Zufälligerweise war in den Medien viel über den Prozessbeginn gegen zwei Journalisten der konservativen dänischen Zeitung Berlingske Tidende zu lesen. Sie hatten im Frühjahr 2004 aus einem Geheimdienstbericht zitiert, der die offizielle Lesart der konservativen Regierung bei ihrer Beteiligung am Irakkrieg in Frage stellt. In dem Bericht wurde eindeutig erklärt, dass es keine sicheren Informationen über Massenvernichtungswaffen unter dem Saddam-Regime gibt (Gefährdung der nationalen Sicherheit). Zur gleichen Zeit rechtfertigte der dänische Premierminister das umstrittene Irakengagement seiner Regierung mit dem Satz: „Dass Saddam solche Waffen hat, ist nicht etwas, was wir glauben, sondern das wir wissen.“
Ein Geheimdienstmitarbeiter, der aus politischen Gründen den Bericht an die Berlingske Tidende faxte, wurde mittlerweile zu einer viermonatigen Gefängnisstrafe ohne Bewährung verurteilt. Den beiden Journalisten könnte bei einer Verurteilung eine ähnliche Strafe drohen. Von der dänischen Regierung, die noch das hohe Lied der Pressefreiheit sang, als die von der Zeitung Jyllands-Posten abgedruckten Mohammed-Karikaturen in die Schlagzeilen gerieten, haben sie keine Unterstützung zu erwarten. Dafür haben die beiden Reporter aber einen Großteil der veröffentlichten Meinung hinter sich.

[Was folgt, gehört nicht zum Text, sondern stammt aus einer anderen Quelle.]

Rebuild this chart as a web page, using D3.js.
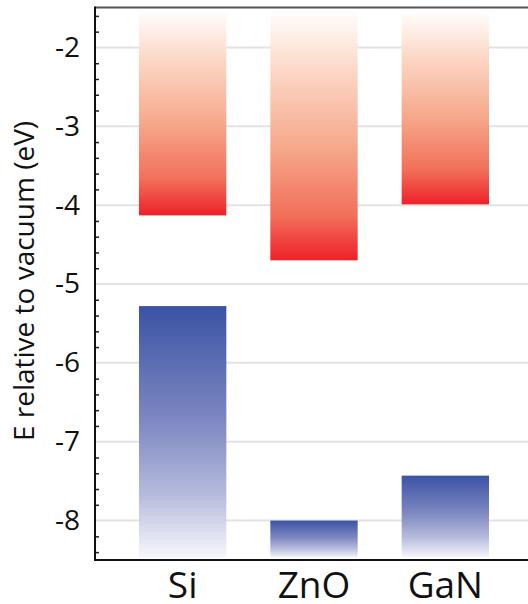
<!DOCTYPE html>
<html>
<head>
  <meta charset="utf-8"/>
  <style>
    body { margin: 0; background: #fff; }
    svg { display: block; font-family: "Open Sans", sans-serif; }
  </style>
</head>
<body>
  <div id="chart"></div>
  <script src="https://cdn.jsdelivr.net/npm/d3@7"></script>
  <script>
    // band edges relative to vacuum (eV)
    let materials = ['Si', 'ZnO', 'GaN'];
    let conductionBand = [-4.13, -4.70, -3.99];
    let valenceBand = [-5.28, -8.00, -7.43];
    let yTicks = [-8, -7, -6, -5, -4, -3, -2];
    let barTop = -1.53, barBottom = -8.47;

    let width = 528, height = 604;
    let svg = d3.select('#chart')
        .append('svg')
        .attr('width', width)
        .attr('height', height);

    let x = d3.scaleBand()
        .domain(materials)
        .range([95, 533])
        .padding(0.335);

    let y = d3.scaleLinear()
        .domain([-8.5, -1.5])
        .range([560, 8]);

    let defs = svg.append('defs');
    let red = defs.append('linearGradient')
        .attr('id', 'redGrad')
        .attr('x1', 0).attr('y1', 0).attr('x2', 0).attr('y2', 1);
    red.append('stop').attr('offset', '0%').attr('stop-color', '#ffffff');
    red.append('stop').attr('offset', '25%').attr('stop-color', '#fcd6c4');
    red.append('stop').attr('offset', '55%').attr('stop-color', '#f6a88b');
    red.append('stop').attr('offset', '82%').attr('stop-color', '#f2705a');
    red.append('stop').attr('offset', '100%').attr('stop-color', '#ee2128');

    let blue = defs.append('linearGradient')
        .attr('id', 'blueGrad')
        .attr('x1', 0).attr('y1', 0).attr('x2', 0).attr('y2', 1);
    blue.append('stop').attr('offset', '0%').attr('stop-color', '#3a53a4');
    blue.append('stop').attr('offset', '45%').attr('stop-color', '#7d87c1');
    blue.append('stop').attr('offset', '75%').attr('stop-color', '#b6bbdd');
    blue.append('stop').attr('offset', '100%').attr('stop-color', '#f7f7fc');

    // gridlines
    svg.append('g')
        .selectAll('line')
        .data(yTicks)
        .enter()
        .append('line')
        .attr('x1', 95).attr('x2', width)
        .attr('y1', d => y(d)).attr('y2', d => y(d))
        .attr('stroke', '#e2e2e2')
        .attr('stroke-width', 2);

    // conduction band bars
    svg.append('g')
        .selectAll('rect')
        .data(materials)
        .enter()
        .append('rect')
        .attr('x', d => x(d))
        .attr('width', x.bandwidth())
        .attr('y', y(barTop))
        .attr('height', (d, i) => y(conductionBand[i]) - y(barTop))
        .attr('fill', 'url(#redGrad)');

    // valence band bars
    svg.append('g')
        .selectAll('rect')
        .data(materials)
        .enter()
        .append('rect')
        .attr('x', d => x(d))
        .attr('width', x.bandwidth())
        .attr('y', (d, i) => y(valenceBand[i]))
        .attr('height', (d, i) => y(barBottom) - y(valenceBand[i]))
        .attr('fill', 'url(#blueGrad)');

    // minor ticks pointing inwards
    let minor = d3.range(-42, -7).map(i => i / 5).filter(v => Math.abs(v - Math.round(v)) > 1e-6);
    svg.append('g')
        .attr('transform', 'translate(95,0)')
        .call(d3.axisRight(y).tickValues(minor).tickSize(4).tickFormat(''))
        .call(g => g.select('.domain').remove())
        .call(g => g.selectAll('.tick line').attr('stroke', '#222').attr('stroke-width', 1.5));

    // y labels (plain hyphen like the original)
    svg.append('g')
        .attr('transform', 'translate(95,0)')
        .call(d3.axisLeft(y).tickValues(yTicks).tickSize(0).tickPadding(15).tickFormat(d => String(d)))
        .call(g => g.select('.domain').remove())
        .call(g => g.selectAll('text')
            .attr('font-size', 28)
            .attr('font-family', '"Open Sans", sans-serif')
            .attr('fill', '#111'));

    // frame
    svg.append('line')
        .attr('x1', 95).attr('x2', width).attr('y1', 7.5).attr('y2', 7.5)
        .attr('stroke', '#555').attr('stroke-width', 2);
    svg.append('line')
        .attr('x1', 95).attr('x2', width).attr('y1', 560).attr('y2', 560)
        .attr('stroke', '#111').attr('stroke-width', 2);
    svg.append('line')
        .attr('x1', 95).attr('x2', 95).attr('y1', 6.5).attr('y2', 561)
        .attr('stroke', '#111').attr('stroke-width', 2);

    // x labels
    svg.append('g')
        .selectAll('text')
        .data(materials)
        .enter()
        .append('text')
        .attr('x', d => x(d) + x.bandwidth() / 2)
        .attr('y', 598)
        .attr('text-anchor', 'middle')
        .attr('font-size', 37)
        .attr('fill', '#111')
        .text(d => d);

    // y title
    svg.append('text')
        .attr('transform', 'translate(34,' + (y(-5) - 3) + ') rotate(-90)')
        .attr('text-anchor', 'middle')
        .attr('font-size', 28)
        .attr('fill', '#111')
        .text('E relative to vacuum (eV)');
  </script>
</body>
</html>
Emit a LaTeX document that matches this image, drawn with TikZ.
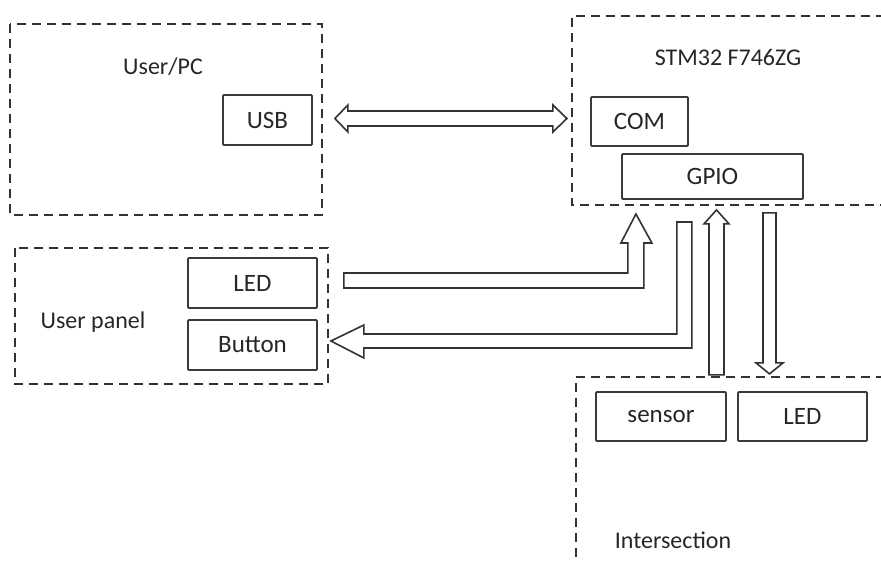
\documentclass[tikz,border=0pt]{standalone}
\usepackage{fontspec}
\setmainfont{Carlito}
\usetikzlibrary{calc}
\definecolor{txt}{HTML}{262626}
\definecolor{ln}{HTML}{3A3A3A}
\definecolor{dsh}{HTML}{333333}
\begin{document}
\begin{tikzpicture}[x=1pt,y=-1pt,
  blk/.style={draw=ln, line width=1.8pt, rounded corners=1pt, inner sep=0pt, text=txt,
    font=\fontsize{25}{30}\selectfont},
  captxt/.style={inner sep=0pt, text=txt, font=\fontsize{24}{29}\selectfont},
  grp/.style={draw=dsh, line width=2.8pt, dash pattern=on 9pt off 6pt},
  blockarrow/.style={draw=black!80, line width=1.6pt, fill=white, line join=miter}]
\useasboundingbox (0,0) rectangle (881,562);
\clip (0,0) rectangle (881,562);
% groups
\draw[grp] (10,24) rectangle (322,215);
\draw[grp] (885,16) -- (572,16) -- (572,205) -- (885,205);
\draw[grp] (15,248) rectangle (328,384);
\draw[grp] (885,377) -- (576,377) -- (576,570);
% captions
\node[captxt] (cpc) at (163,67) {User/PC};
\node[captxt] (cstm) at (728,57) {STM32 F746ZG};
\node[captxt] (cpanel) at (93,322) {User panel};
\node[captxt] (cint) at (673,540) {Intersection};
% blocks
\node[blk, minimum width=89pt, minimum height=50pt] (usb) at (267.5,120) {USB};
\node[blk, minimum width=97pt, minimum height=49pt] (com) at (639.5,121.5) {COM};
\node[blk, minimum width=181pt, minimum height=45pt] (gpio) at (712.5,176.5) {GPIO};
\node[blk, minimum width=129pt, minimum height=50pt] (led1) at (252.5,283) {LED};
\node[blk, minimum width=129pt, minimum height=50pt] (button) at (252.5,345) {Button};
\node[blk, minimum width=130pt, minimum height=49pt] (sensor) at (661,416.5) {sensor};
\node[blk, minimum width=129pt, minimum height=49pt] (led2) at (802.5,416.5) {LED};
% connector anchors
\coordinate (a5) at ($(usb.east)+(22,-1.5)$);
\coordinate (a1) at ($(led1.east)+(26,-10)$);
\coordinate (a2) at ($(button.east)+(13,-4)$);
\coordinate (a3) at ($(gpio.south)+(4,10)$);
\coordinate (a4) at ($(gpio.south)+(50.5,13)$);
% USB <-> COM
\draw[blockarrow] (a5) -- ++(13,-13.5) -- ++(0,6) -- ++(205,0) -- ++(0,-6) -- ++(14,13.5)
  -- ++(-14,13.5) -- ++(0,-6) -- ++(-205,0) -- ++(0,6) -- cycle;
% LED -> GPIO
\draw[blockarrow] (a1) -- ++(284,0) -- ++(0,-30) -- ++(-7,0) -- ++(15,-29) -- ++(16,29)
  -- ++(-8,0) -- ++(0,45) -- ++(-300,0) -- cycle;
% GPIO -> Button
\draw[blockarrow] (a2) -- ++(33,-16) -- ++(0,9) -- ++(313,0) -- ++(0,-112) -- ++(15,0)
  -- ++(0,126) -- ++(-328,0) -- ++(0,10) -- cycle;
% sensor -> GPIO
\draw[blockarrow] (a3) -- ++(12.5,14) -- ++(-5,0) -- ++(0,151) -- ++(-15,0) -- ++(0,-151)
  -- ++(-5,0) -- cycle;
% GPIO -> LED
\draw[blockarrow] (a4) -- ++(13,0) -- ++(0,150) -- ++(7,0) -- ++(-13.5,11) -- ++(-13.5,-11)
  -- ++(7,0) -- cycle;
\end{tikzpicture}
\end{document}
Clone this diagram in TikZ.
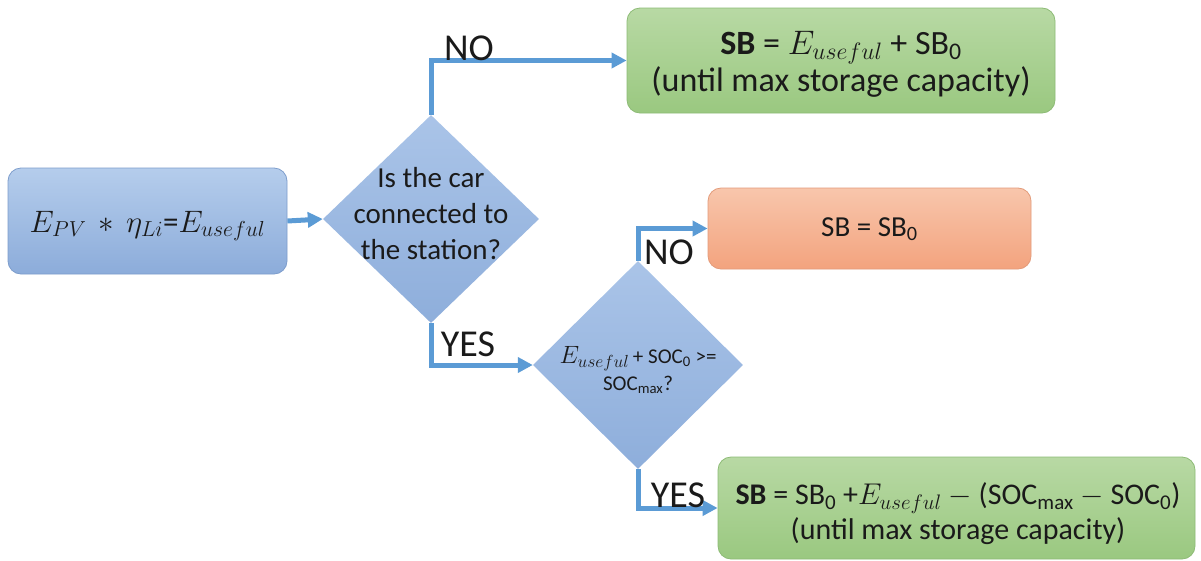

Die kleine linke Tageszeitung Arbejderen hingegen muss sich die Öffentlichkeit selbst organisieren. Weil sie einen Aufruf dokumentierte, in der die Politik der Schwarzen Listen in Dänemark kritisiert wurde, bekam sie Besuch von der Polizei. Zuvor musste der Aufruf schon von der Homepage der Rot-Grünen Allianz, einer linksökologischen dänischen Parlamentspartei, entfernt werden. Der Aufruf wurde verfasst, weil Mitarbeiter der dänischen Gruppe Opror wegen Unterstützung der beiden auf den Schwarzen Listen stehenden Organisationen FARC und PFLP angeklagt wurden. Ende April soll das Verfahren vor Gericht beginnen, das von Juristen und Menschenrechtlern beobachtet werden soll. Auch Jan Fermon hat sich den Termin schon notiert. So unter Ausschluss jeder Öffentlichkeit wie in Gent wird das Verfahren in Dänemark wohl nicht über die Bühne gehen.